*Source data*.

------

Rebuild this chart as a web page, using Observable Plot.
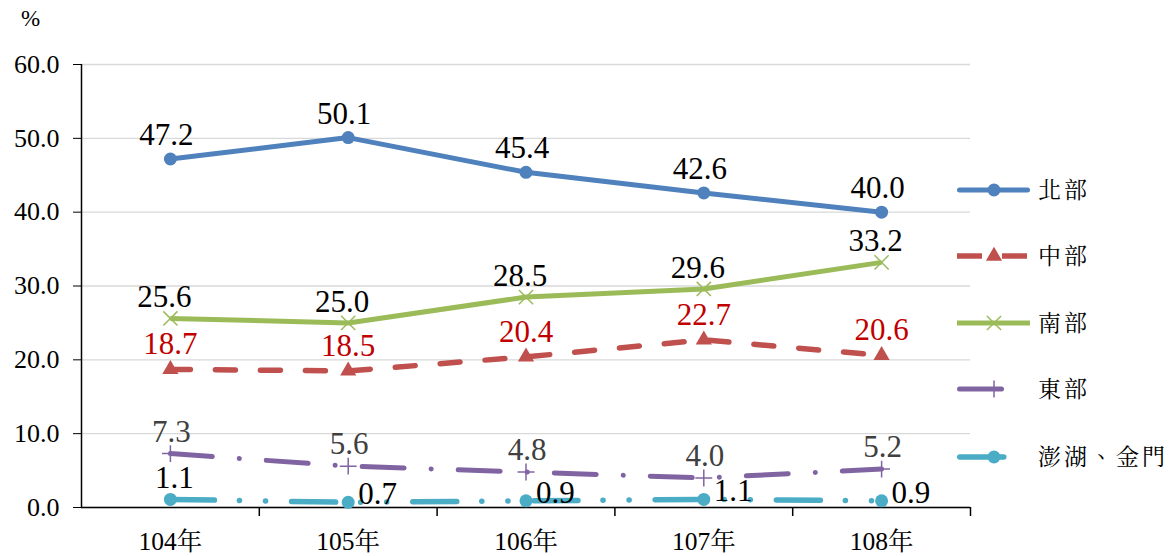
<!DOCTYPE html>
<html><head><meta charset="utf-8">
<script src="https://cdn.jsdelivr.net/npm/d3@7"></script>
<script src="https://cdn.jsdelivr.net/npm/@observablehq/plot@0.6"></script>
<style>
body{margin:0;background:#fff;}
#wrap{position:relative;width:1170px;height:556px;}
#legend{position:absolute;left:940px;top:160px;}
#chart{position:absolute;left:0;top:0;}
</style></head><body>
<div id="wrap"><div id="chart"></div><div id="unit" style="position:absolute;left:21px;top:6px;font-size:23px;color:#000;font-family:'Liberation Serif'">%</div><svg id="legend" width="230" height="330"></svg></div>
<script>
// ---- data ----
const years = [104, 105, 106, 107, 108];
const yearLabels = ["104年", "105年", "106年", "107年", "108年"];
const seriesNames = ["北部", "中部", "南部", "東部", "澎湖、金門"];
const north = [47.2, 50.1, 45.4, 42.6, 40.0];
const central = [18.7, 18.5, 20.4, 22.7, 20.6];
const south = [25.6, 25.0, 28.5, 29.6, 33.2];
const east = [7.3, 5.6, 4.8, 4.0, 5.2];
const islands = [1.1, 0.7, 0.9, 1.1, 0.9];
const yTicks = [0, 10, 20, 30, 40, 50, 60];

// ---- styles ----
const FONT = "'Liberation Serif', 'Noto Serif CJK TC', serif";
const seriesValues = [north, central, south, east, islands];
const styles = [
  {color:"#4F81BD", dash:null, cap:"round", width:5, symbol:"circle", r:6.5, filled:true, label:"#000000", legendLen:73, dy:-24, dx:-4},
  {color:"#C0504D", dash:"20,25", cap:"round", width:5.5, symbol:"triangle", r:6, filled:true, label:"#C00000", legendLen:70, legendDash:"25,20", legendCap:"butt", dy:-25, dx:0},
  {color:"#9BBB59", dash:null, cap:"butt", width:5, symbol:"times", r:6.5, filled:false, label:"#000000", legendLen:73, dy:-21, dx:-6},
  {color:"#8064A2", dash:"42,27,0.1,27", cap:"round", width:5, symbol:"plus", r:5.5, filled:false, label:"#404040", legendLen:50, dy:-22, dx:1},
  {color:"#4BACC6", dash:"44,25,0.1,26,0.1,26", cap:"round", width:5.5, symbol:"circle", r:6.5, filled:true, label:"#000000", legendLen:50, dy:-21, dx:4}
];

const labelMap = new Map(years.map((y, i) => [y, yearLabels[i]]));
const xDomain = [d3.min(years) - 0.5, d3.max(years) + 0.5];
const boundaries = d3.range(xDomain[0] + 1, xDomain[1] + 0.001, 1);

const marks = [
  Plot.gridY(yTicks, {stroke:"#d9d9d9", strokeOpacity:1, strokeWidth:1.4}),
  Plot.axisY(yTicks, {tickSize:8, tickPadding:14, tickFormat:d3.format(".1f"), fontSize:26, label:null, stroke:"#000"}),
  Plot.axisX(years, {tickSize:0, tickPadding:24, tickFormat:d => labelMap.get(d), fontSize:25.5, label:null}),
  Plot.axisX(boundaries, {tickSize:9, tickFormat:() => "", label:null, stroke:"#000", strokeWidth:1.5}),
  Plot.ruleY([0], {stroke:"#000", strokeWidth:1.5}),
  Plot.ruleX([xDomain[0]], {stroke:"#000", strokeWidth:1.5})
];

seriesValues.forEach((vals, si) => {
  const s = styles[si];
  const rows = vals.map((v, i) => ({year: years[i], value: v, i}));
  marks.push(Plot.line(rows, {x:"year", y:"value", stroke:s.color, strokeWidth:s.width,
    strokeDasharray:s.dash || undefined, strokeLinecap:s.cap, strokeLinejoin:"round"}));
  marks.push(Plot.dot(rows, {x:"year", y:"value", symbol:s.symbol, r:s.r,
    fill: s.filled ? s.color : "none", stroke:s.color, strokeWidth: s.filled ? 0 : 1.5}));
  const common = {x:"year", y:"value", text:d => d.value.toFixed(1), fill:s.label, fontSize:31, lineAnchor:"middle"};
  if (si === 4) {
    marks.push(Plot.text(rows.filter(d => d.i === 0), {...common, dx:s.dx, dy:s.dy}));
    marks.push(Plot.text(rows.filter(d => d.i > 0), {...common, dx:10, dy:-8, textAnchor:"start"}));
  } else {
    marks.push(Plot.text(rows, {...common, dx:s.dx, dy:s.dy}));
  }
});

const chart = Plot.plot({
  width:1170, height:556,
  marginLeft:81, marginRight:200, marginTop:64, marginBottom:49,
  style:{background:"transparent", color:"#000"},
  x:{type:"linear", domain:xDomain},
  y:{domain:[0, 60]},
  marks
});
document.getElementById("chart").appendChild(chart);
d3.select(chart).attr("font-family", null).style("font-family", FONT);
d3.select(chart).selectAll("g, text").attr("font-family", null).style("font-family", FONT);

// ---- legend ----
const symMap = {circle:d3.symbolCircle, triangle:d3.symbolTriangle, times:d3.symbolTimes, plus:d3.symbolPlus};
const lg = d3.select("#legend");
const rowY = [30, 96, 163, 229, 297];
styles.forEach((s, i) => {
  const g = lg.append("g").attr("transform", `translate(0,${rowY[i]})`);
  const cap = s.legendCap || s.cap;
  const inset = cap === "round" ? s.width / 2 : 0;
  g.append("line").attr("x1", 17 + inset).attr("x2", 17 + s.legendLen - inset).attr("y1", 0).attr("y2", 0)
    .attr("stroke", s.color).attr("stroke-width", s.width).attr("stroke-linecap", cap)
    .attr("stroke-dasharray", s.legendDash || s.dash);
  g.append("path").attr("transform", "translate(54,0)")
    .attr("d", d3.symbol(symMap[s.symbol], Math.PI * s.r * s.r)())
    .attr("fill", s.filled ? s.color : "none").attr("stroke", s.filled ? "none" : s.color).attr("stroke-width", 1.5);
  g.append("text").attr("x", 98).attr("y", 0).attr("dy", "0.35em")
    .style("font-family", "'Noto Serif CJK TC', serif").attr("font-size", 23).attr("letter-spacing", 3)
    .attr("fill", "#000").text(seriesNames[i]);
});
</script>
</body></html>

------

*Aim*.
The pictures should not be reproduced; quote all of the other material exactly.

*Worked solution*.
Rebuild this chart as a web page, using Observable Plot.
<!DOCTYPE html>
<html><head><meta charset="utf-8">
<script src="https://cdn.jsdelivr.net/npm/d3@7"></script>
<script src="https://cdn.jsdelivr.net/npm/@observablehq/plot@0.6"></script>
<style>
body{margin:0;background:#fff;}
#wrap{position:relative;width:1170px;height:556px;}
#legend{position:absolute;left:940px;top:160px;}
#chart{position:absolute;left:0;top:0;}
</style></head><body>
<div id="wrap"><div id="chart"></div><div id="unit" style="position:absolute;left:21px;top:6px;font-size:23px;color:#000;font-family:'Liberation Serif'">%</div><svg id="legend" width="230" height="330"></svg></div>
<script>
// ---- data ----
const years = [104, 105, 106, 107, 108];
const yearLabels = ["104年", "105年", "106年", "107年", "108年"];
const seriesNames = ["北部", "中部", "南部", "東部", "澎湖、金門"];
const north = [47.2, 50.1, 45.4, 42.6, 40.0];
const central = [18.7, 18.5, 20.4, 22.7, 20.6];
const south = [25.6, 25.0, 28.5, 29.6, 33.2];
const east = [7.3, 5.6, 4.8, 4.0, 5.2];
const islands = [1.1, 0.7, 0.9, 1.1, 0.9];
const yTicks = [0, 10, 20, 30, 40, 50, 60];

// ---- styles ----
const FONT = "'Liberation Serif', 'Noto Serif CJK TC', serif";
const seriesValues = [north, central, south, east, islands];
const styles = [
  {color:"#4F81BD", dash:null, cap:"round", width:5, symbol:"circle", r:6.5, filled:true, label:"#000000", legendLen:73, dy:-24, dx:-4},
  {color:"#C0504D", dash:"20,25", cap:"round", width:5.5, symbol:"triangle", r:6, filled:true, label:"#C00000", legendLen:70, legendDash:"25,20", legendCap:"butt", dy:-25, dx:0},
  {color:"#9BBB59", dash:null, cap:"butt", width:5, symbol:"times", r:6.5, filled:false, label:"#000000", legendLen:73, dy:-21, dx:-6},
  {color:"#8064A2", dash:"42,27,0.1,27", cap:"round", width:5, symbol:"plus", r:5.5, filled:false, label:"#404040", legendLen:50, dy:-22, dx:1},
  {color:"#4BACC6", dash:"44,25,0.1,26,0.1,26", cap:"round", width:5.5, symbol:"circle", r:6.5, filled:true, label:"#000000", legendLen:50, dy:-21, dx:4}
];

const labelMap = new Map(years.map((y, i) => [y, yearLabels[i]]));
const xDomain = [d3.min(years) - 0.5, d3.max(years) + 0.5];
const boundaries = d3.range(xDomain[0] + 1, xDomain[1] + 0.001, 1);

const marks = [
  Plot.gridY(yTicks, {stroke:"#d9d9d9", strokeOpacity:1, strokeWidth:1.4}),
  Plot.axisY(yTicks, {tickSize:8, tickPadding:14, tickFormat:d3.format(".1f"), fontSize:26, label:null, stroke:"#000"}),
  Plot.axisX(years, {tickSize:0, tickPadding:24, tickFormat:d => labelMap.get(d), fontSize:25.5, label:null}),
  Plot.axisX(boundaries, {tickSize:9, tickFormat:() => "", label:null, stroke:"#000", strokeWidth:1.5}),
  Plot.ruleY([0], {stroke:"#000", strokeWidth:1.5}),
  Plot.ruleX([xDomain[0]], {stroke:"#000", strokeWidth:1.5})
];

seriesValues.forEach((vals, si) => {
  const s = styles[si];
  const rows = vals.map((v, i) => ({year: years[i], value: v, i}));
  marks.push(Plot.line(rows, {x:"year", y:"value", stroke:s.color, strokeWidth:s.width,
    strokeDasharray:s.dash || undefined, strokeLinecap:s.cap, strokeLinejoin:"round"}));
  marks.push(Plot.dot(rows, {x:"year", y:"value", symbol:s.symbol, r:s.r,
    fill: s.filled ? s.color : "none", stroke:s.color, strokeWidth: s.filled ? 0 : 1.5}));
  const common = {x:"year", y:"value", text:d => d.value.toFixed(1), fill:s.label, fontSize:31, lineAnchor:"middle"};
  if (si === 4) {
    marks.push(Plot.text(rows.filter(d => d.i === 0), {...common, dx:s.dx, dy:s.dy}));
    marks.push(Plot.text(rows.filter(d => d.i > 0), {...common, dx:10, dy:-8, textAnchor:"start"}));
  } else {
    marks.push(Plot.text(rows, {...common, dx:s.dx, dy:s.dy}));
  }
});

const chart = Plot.plot({
  width:1170, height:556,
  marginLeft:81, marginRight:200, marginTop:64, marginBottom:49,
  style:{background:"transparent", color:"#000"},
  x:{type:"linear", domain:xDomain},
  y:{domain:[0, 60]},
  marks
});
document.getElementById("chart").appendChild(chart);
d3.select(chart).attr("font-family", null).style("font-family", FONT);
d3.select(chart).selectAll("g, text").attr("font-family", null).style("font-family", FONT);

// ---- legend ----
const symMap = {circle:d3.symbolCircle, triangle:d3.symbolTriangle, times:d3.symbolTimes, plus:d3.symbolPlus};
const lg = d3.select("#legend");
const rowY = [30, 96, 163, 229, 297];
styles.forEach((s, i) => {
  const g = lg.append("g").attr("transform", `translate(0,${rowY[i]})`);
  const cap = s.legendCap || s.cap;
  const inset = cap === "round" ? s.width / 2 : 0;
  g.append("line").attr("x1", 17 + inset).attr("x2", 17 + s.legendLen - inset).attr("y1", 0).attr("y2", 0)
    .attr("stroke", s.color).attr("stroke-width", s.width).attr("stroke-linecap", cap)
    .attr("stroke-dasharray", s.legendDash || s.dash);
  g.append("path").attr("transform", "translate(54,0)")
    .attr("d", d3.symbol(symMap[s.symbol], Math.PI * s.r * s.r)())
    .attr("fill", s.filled ? s.color : "none").attr("stroke", s.filled ? "none" : s.color).attr("stroke-width", 1.5);
  g.append("text").attr("x", 98).attr("y", 0).attr("dy", "0.35em")
    .style("font-family", "'Noto Serif CJK TC', serif").attr("font-size", 23).attr("letter-spacing", 3)
    .attr("fill", "#000").text(seriesNames[i]);
});
</script>
</body></html>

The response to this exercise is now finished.